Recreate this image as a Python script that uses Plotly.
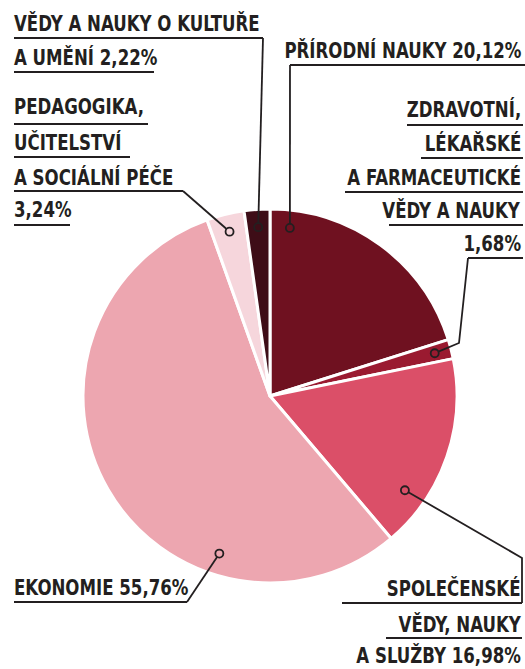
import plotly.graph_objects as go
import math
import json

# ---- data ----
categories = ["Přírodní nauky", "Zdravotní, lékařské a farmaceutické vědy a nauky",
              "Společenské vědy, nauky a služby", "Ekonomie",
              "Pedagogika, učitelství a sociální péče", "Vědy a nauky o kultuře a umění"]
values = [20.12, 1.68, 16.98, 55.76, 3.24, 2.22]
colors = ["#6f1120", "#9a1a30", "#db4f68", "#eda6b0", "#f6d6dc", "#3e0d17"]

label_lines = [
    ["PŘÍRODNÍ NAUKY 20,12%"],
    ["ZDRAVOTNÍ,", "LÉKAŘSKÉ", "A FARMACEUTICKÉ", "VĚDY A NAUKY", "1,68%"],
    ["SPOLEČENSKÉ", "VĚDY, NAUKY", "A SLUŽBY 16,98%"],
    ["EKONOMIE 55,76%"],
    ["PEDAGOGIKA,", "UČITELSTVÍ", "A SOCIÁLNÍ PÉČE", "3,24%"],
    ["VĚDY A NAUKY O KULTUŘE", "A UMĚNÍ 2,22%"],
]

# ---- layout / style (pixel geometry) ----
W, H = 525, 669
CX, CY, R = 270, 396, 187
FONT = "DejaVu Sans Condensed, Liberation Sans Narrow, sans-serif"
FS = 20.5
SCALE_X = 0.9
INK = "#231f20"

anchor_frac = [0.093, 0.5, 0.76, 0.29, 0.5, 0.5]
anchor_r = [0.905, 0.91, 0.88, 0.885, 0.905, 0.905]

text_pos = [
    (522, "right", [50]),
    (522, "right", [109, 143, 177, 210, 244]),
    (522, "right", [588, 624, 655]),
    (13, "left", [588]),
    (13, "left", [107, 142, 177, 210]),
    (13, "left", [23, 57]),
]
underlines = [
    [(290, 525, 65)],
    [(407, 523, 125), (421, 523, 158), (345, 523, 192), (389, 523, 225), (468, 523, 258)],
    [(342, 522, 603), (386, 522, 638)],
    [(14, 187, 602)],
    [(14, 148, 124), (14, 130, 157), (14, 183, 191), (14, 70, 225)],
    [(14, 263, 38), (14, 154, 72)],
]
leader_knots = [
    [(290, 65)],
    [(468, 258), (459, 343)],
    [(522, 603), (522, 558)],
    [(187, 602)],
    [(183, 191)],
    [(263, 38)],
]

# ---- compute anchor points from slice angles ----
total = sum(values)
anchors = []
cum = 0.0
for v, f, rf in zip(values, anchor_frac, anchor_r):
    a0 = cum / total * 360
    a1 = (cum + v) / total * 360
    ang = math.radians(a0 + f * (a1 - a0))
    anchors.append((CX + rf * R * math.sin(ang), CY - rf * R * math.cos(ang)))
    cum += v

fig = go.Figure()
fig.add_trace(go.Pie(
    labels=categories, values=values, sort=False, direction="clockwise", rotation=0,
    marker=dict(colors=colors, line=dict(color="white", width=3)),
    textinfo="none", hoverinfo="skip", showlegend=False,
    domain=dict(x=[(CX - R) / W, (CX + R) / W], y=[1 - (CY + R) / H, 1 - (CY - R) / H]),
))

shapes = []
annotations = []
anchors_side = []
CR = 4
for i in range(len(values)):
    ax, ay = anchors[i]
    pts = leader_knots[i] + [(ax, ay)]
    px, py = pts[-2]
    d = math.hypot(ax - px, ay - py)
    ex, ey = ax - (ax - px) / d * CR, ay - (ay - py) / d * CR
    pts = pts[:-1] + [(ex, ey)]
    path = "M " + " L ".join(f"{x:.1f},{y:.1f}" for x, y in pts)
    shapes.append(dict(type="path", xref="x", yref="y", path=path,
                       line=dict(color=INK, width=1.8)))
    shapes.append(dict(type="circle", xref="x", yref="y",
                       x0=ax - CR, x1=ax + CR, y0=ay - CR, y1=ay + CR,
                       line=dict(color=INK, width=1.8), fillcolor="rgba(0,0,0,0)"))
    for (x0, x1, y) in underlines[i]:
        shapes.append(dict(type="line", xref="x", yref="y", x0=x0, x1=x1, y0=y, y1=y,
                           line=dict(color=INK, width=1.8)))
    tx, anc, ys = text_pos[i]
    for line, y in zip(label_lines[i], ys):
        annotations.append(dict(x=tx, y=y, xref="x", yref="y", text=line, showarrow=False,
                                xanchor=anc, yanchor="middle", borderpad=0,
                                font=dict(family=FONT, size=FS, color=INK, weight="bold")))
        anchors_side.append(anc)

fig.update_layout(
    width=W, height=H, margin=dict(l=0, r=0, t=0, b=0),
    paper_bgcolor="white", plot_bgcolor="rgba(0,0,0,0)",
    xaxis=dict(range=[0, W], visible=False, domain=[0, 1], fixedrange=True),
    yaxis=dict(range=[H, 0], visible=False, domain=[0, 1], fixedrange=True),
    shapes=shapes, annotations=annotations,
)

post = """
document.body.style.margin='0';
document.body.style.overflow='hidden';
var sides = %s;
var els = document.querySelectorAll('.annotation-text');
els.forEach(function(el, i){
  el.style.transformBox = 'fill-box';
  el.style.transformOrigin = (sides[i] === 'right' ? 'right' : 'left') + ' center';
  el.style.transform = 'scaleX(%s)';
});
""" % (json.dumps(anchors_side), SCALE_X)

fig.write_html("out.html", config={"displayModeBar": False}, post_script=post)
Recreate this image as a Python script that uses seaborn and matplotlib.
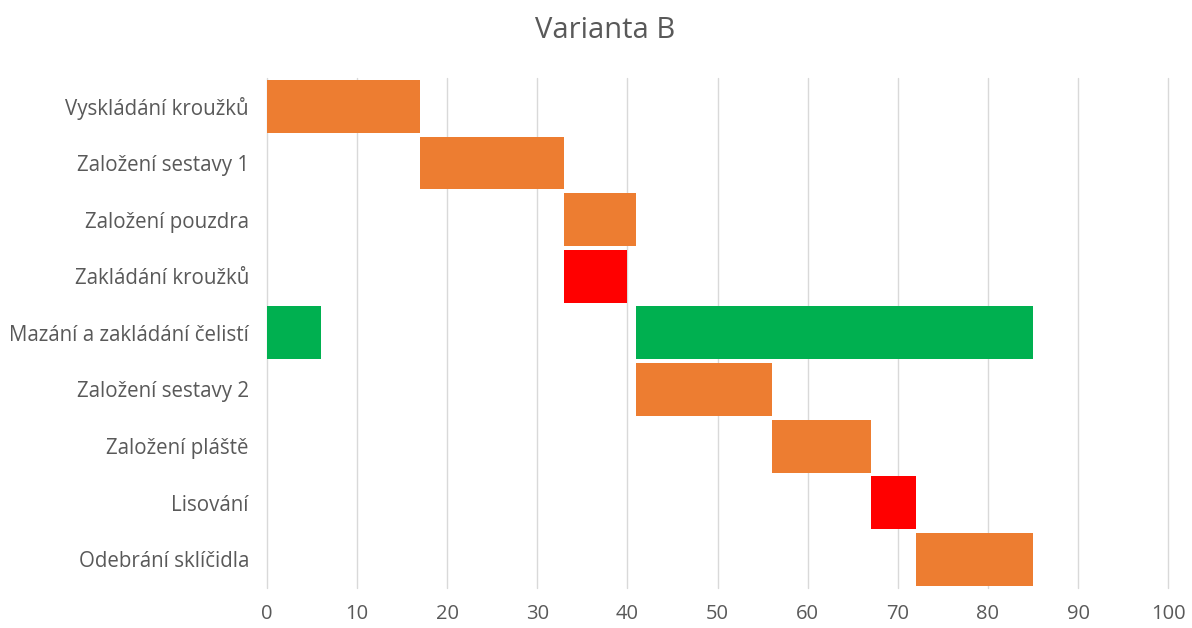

==========

→ **WRITTEN INSTRUCTION**: The material above holds pictures; copy everything else in it exactly.

→ **COMPLETE RESPONSE**:
Recreate this image as a Python script that uses Plotly.
import plotly.graph_objects as go
import math
import json

# ---- data ----
categories = ["Přírodní nauky", "Zdravotní, lékařské a farmaceutické vědy a nauky",
              "Společenské vědy, nauky a služby", "Ekonomie",
              "Pedagogika, učitelství a sociální péče", "Vědy a nauky o kultuře a umění"]
values = [20.12, 1.68, 16.98, 55.76, 3.24, 2.22]
colors = ["#6f1120", "#9a1a30", "#db4f68", "#eda6b0", "#f6d6dc", "#3e0d17"]

label_lines = [
    ["PŘÍRODNÍ NAUKY 20,12%"],
    ["ZDRAVOTNÍ,", "LÉKAŘSKÉ", "A FARMACEUTICKÉ", "VĚDY A NAUKY", "1,68%"],
    ["SPOLEČENSKÉ", "VĚDY, NAUKY", "A SLUŽBY 16,98%"],
    ["EKONOMIE 55,76%"],
    ["PEDAGOGIKA,", "UČITELSTVÍ", "A SOCIÁLNÍ PÉČE", "3,24%"],
    ["VĚDY A NAUKY O KULTUŘE", "A UMĚNÍ 2,22%"],
]

# ---- layout / style (pixel geometry) ----
W, H = 525, 669
CX, CY, R = 270, 396, 187
FONT = "DejaVu Sans Condensed, Liberation Sans Narrow, sans-serif"
FS = 20.5
SCALE_X = 0.9
INK = "#231f20"

anchor_frac = [0.093, 0.5, 0.76, 0.29, 0.5, 0.5]
anchor_r = [0.905, 0.91, 0.88, 0.885, 0.905, 0.905]

text_pos = [
    (522, "right", [50]),
    (522, "right", [109, 143, 177, 210, 244]),
    (522, "right", [588, 624, 655]),
    (13, "left", [588]),
    (13, "left", [107, 142, 177, 210]),
    (13, "left", [23, 57]),
]
underlines = [
    [(290, 525, 65)],
    [(407, 523, 125), (421, 523, 158), (345, 523, 192), (389, 523, 225), (468, 523, 258)],
    [(342, 522, 603), (386, 522, 638)],
    [(14, 187, 602)],
    [(14, 148, 124), (14, 130, 157), (14, 183, 191), (14, 70, 225)],
    [(14, 263, 38), (14, 154, 72)],
]
leader_knots = [
    [(290, 65)],
    [(468, 258), (459, 343)],
    [(522, 603), (522, 558)],
    [(187, 602)],
    [(183, 191)],
    [(263, 38)],
]

# ---- compute anchor points from slice angles ----
total = sum(values)
anchors = []
cum = 0.0
for v, f, rf in zip(values, anchor_frac, anchor_r):
    a0 = cum / total * 360
    a1 = (cum + v) / total * 360
    ang = math.radians(a0 + f * (a1 - a0))
    anchors.append((CX + rf * R * math.sin(ang), CY - rf * R * math.cos(ang)))
    cum += v

fig = go.Figure()
fig.add_trace(go.Pie(
    labels=categories, values=values, sort=False, direction="clockwise", rotation=0,
    marker=dict(colors=colors, line=dict(color="white", width=3)),
    textinfo="none", hoverinfo="skip", showlegend=False,
    domain=dict(x=[(CX - R) / W, (CX + R) / W], y=[1 - (CY + R) / H, 1 - (CY - R) / H]),
))

shapes = []
annotations = []
anchors_side = []
CR = 4
for i in range(len(values)):
    ax, ay = anchors[i]
    pts = leader_knots[i] + [(ax, ay)]
    px, py = pts[-2]
    d = math.hypot(ax - px, ay - py)
    ex, ey = ax - (ax - px) / d * CR, ay - (ay - py) / d * CR
    pts = pts[:-1] + [(ex, ey)]
    path = "M " + " L ".join(f"{x:.1f},{y:.1f}" for x, y in pts)
    shapes.append(dict(type="path", xref="x", yref="y", path=path,
                       line=dict(color=INK, width=1.8)))
    shapes.append(dict(type="circle", xref="x", yref="y",
                       x0=ax - CR, x1=ax + CR, y0=ay - CR, y1=ay + CR,
                       line=dict(color=INK, width=1.8), fillcolor="rgba(0,0,0,0)"))
    for (x0, x1, y) in underlines[i]:
        shapes.append(dict(type="line", xref="x", yref="y", x0=x0, x1=x1, y0=y, y1=y,
                           line=dict(color=INK, width=1.8)))
    tx, anc, ys = text_pos[i]
    for line, y in zip(label_lines[i], ys):
        annotations.append(dict(x=tx, y=y, xref="x", yref="y", text=line, showarrow=False,
                                xanchor=anc, yanchor="middle", borderpad=0,
                                font=dict(family=FONT, size=FS, color=INK, weight="bold")))
        anchors_side.append(anc)

fig.update_layout(
    width=W, height=H, margin=dict(l=0, r=0, t=0, b=0),
    paper_bgcolor="white", plot_bgcolor="rgba(0,0,0,0)",
    xaxis=dict(range=[0, W], visible=False, domain=[0, 1], fixedrange=True),
    yaxis=dict(range=[H, 0], visible=False, domain=[0, 1], fixedrange=True),
    shapes=shapes, annotations=annotations,
)

post = """
document.body.style.margin='0';
document.body.style.overflow='hidden';
var sides = %s;
var els = document.querySelectorAll('.annotation-text');
els.forEach(function(el, i){
  el.style.transformBox = 'fill-box';
  el.style.transformOrigin = (sides[i] === 'right' ? 'right' : 'left') + ' center';
  el.style.transform = 'scaleX(%s)';
});
""" % (json.dumps(anchors_side), SCALE_X)

fig.write_html("out.html", config={"displayModeBar": False}, post_script=post)
Recreate this image as a Python script that uses seaborn and matplotlib.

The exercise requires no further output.